インターネットイニシアティブ(IIJ)は7月19日、ネットワークとクラウドを融合させた新型IoTプラットフォーム「IIJ IoTサービス」を発表した。11月から提供する。このサービスは「IIJが初めてIoTを表明した最初のもの」(代表取締役会長 最高経営責任者=CEO 鈴木幸一氏)となる。
IoTは話題になっているものの、「現段階では一部大手企業がIoTを活用したビジネスを進めているが、調査会社のデータによれば5%程度に過ぎない。IoT活用が本格化するのはこれから。IIJはすでにIoTへの取り組みはスタートしており、本格的なIoT需要を支えるIT環境を提供していく」(クラウド本部副本部長 染谷直氏)とが本格化することを見込んでサービスを提供する。
IIJ 代表取締役会長CEO 鈴木幸一氏
具体的には(1)モバイル、エンタープライズなどへのコネクティビティサービス、(2)データハブやデータストレージ、デバイスマネジメントなどの機能を持ったプラットフォームサービス、(3)デバイスゲートウェイ機器――の3つを提供する。「独自技術を生かしてネットワーク、クラウド、デバイス管理を融合していく」(クラウド本部ビッグデータソリューション課長 岡田晋介氏)

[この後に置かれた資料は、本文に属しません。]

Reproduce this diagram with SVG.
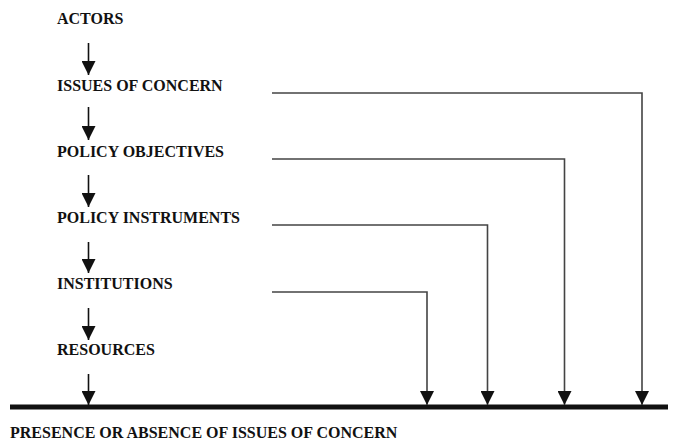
<svg xmlns="http://www.w3.org/2000/svg" width="677" height="442" viewBox="0 0 677 442">
<style>
text{font-family:'Liberation Serif','Times New Roman',Times,serif;font-weight:bold;font-size:16px;fill:#111}
.v{stroke:#111;stroke-width:1.6;fill:none}
.c{stroke:#444;stroke-width:1.6;fill:none}
</style>
<defs>
<marker id="ah2" viewBox="0 0 14 14" markerWidth="14" markerHeight="14" refX="7" refY="14" markerUnits="userSpaceOnUse">
<path d="M0,0 L14,0 L7,14 Z" fill="#111"/>
</marker>
</defs>
<rect width="677" height="442" fill="#fff"/>
<g id="actors"><text x="57" y="24" font-family="Liberation Serif, serif">ACTORS</text></g>
<g id="issues"><text x="57" y="91" font-family="Liberation Serif, serif">ISSUES OF CONCERN</text></g>
<g id="objectives"><text x="57" y="157" font-family="Liberation Serif, serif">POLICY OBJECTIVES</text></g>
<g id="instruments"><text x="57" y="223" font-family="Liberation Serif, serif">POLICY INSTRUMENTS</text></g>
<g id="institutions"><text x="57" y="289" font-family="Liberation Serif, serif">INSTITUTIONS</text></g>
<g id="resources"><text x="57" y="355" font-family="Liberation Serif, serif">RESOURCES</text></g>
<g id="presence">
<rect x="10" y="404.5" width="658" height="5" fill="#111"/>
<text x="10" y="438" font-family="Liberation Serif, serif">PRESENCE OR ABSENCE OF ISSUES OF CONCERN</text>
</g>
<g id="connectors">
<line class="v" x1="88.5" y1="43" x2="88.5" y2="75" marker-end="url(#ah2)"/>
<line class="v" x1="88.5" y1="107" x2="88.5" y2="140" marker-end="url(#ah2)"/>
<line class="v" x1="88.5" y1="175" x2="88.5" y2="207" marker-end="url(#ah2)"/>
<line class="v" x1="88.5" y1="242" x2="88.5" y2="273" marker-end="url(#ah2)"/>
<line class="v" x1="88.5" y1="308" x2="88.5" y2="340" marker-end="url(#ah2)"/>
<line class="v" x1="88.5" y1="374" x2="88.5" y2="405" marker-end="url(#ah2)"/>
<polyline class="c" points="272,93 642,93 642,405" marker-end="url(#ah2)"/>
<polyline class="c" points="272,159 564.5,159 564.5,405" marker-end="url(#ah2)"/>
<polyline class="c" points="272,225 487.5,225 487.5,405" marker-end="url(#ah2)"/>
<polyline class="c" points="272,292 427,292 427,405" marker-end="url(#ah2)"/>
</g>
</svg>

サービスの提供価格は現段階では未定だが、デバイスゲートウェイ、モバイル接続、プラットフォームサービスで月額1000円程度を目指しているという。
リアルタイムデータでのリモートデマンド管理
今回のIoTサービスは、コネクティビティ、プラットフォーム、機器という3つを提供する。具体的には表1と表2の通り。
機能 | 概要 | |
---|---|---|
コネクティビティ | モバイル接続 | 低コスト、高品質、安全なモバイル接続・認証 |
プラットフォーム | データハブ | アプリケーションやクラウドへのデータ転送 |
データストレージ | ストレージへの格納とデータアクセス画面、API | |
データビジュアライザー | データ可視化、ビッグデータ解析(2017年提供予定) | |
機器 | デバイスゲートウェイ | センサ接続、無線接続用ゲートウェイ機器 |
「IIJではMVNO事業者として事業展開し、700万回線提供を目指し事業を進めてきた、そこで培った投資と設備をフル活用し、IoTに最適なモバイル環境と、全てにつながるネットワークサービスを提供していく」(岡田氏)
機能 | 概要 | |
---|---|---|
コネクティビティ | プライベートモバイル接続 | ユーザー企業専有型のモバイルネットワーク接続 |
エンタープライズ接続 | ユーザー企業環境とのWAN、VPN閉域接続 | |
クラウドエクスチェンジ | Azureをはじめとした外部クラウド閉域接続 | |
プラットフォーム | デバイスマネジメント | デバイスゲートウェイ機器の監視と管理、リモート設定更新 |
デバイスコントロール | デバイス制御、状態通知、自動管理 | |
機器 | デバイスエージェント | リモートメンテナンス、双方向通信プログラム |
IIJ クラウド本部副本部長 染谷直氏
IIJ クラウド本部ビッグデータソリューション課長 岡田晋介氏
「プラットフォームでは5つの機能を提供する。これまで独自開発のルータ、自動接続と集中管理を担うフレームワークなどの技術を今回IoT用のフルマネージメントサービスとして提供する」(岡田氏)
独自開発したデバイスエージェントソフトウェアを利用することで、設定更新などリモート管理とデバイス制御の双方向通信機能を提供する。
「当社のソフトを利用せず、お客さま自身が開発したソフトウェアを使うことも可能となる。ただし、当社のソフトウェアを利用することで、すぐに利用できるプラグ&プレイを実現する」(岡田氏)
電力事業の取り組み技術を応用したリアルタイムデータ可視化機能で流れているセンサデータを把握し、そこにビッグデータ関連技術を組み合わせることで予兆監視や自動制御といった、センサデータから人手を介さずにコントロールできる機能を提供する。
機器については、ルータ型とLTE内蔵タイプを含めたIoTゲートウェイを独自開発し提供する。申し込み後、機器が届いてつなげばすぐに利用できる手軽さをアピールポイントとしていく。
活用イメージとしては、IaaS上の業務システムと連携したデータ活用、リモート管理や自動通知による複数拠点の機器設定更新や故障をアラーム通知することで運用コスト改善、リアルタイムデータを用いたリモートデマンド管理などを想定している。
IIJは今回のサービスを皮切りに、自立分散型クラウド基盤の提供、アナリティクスによる制御管理自動化、ソフトウェアSIM、独自モバイル網などの提供も検討していく。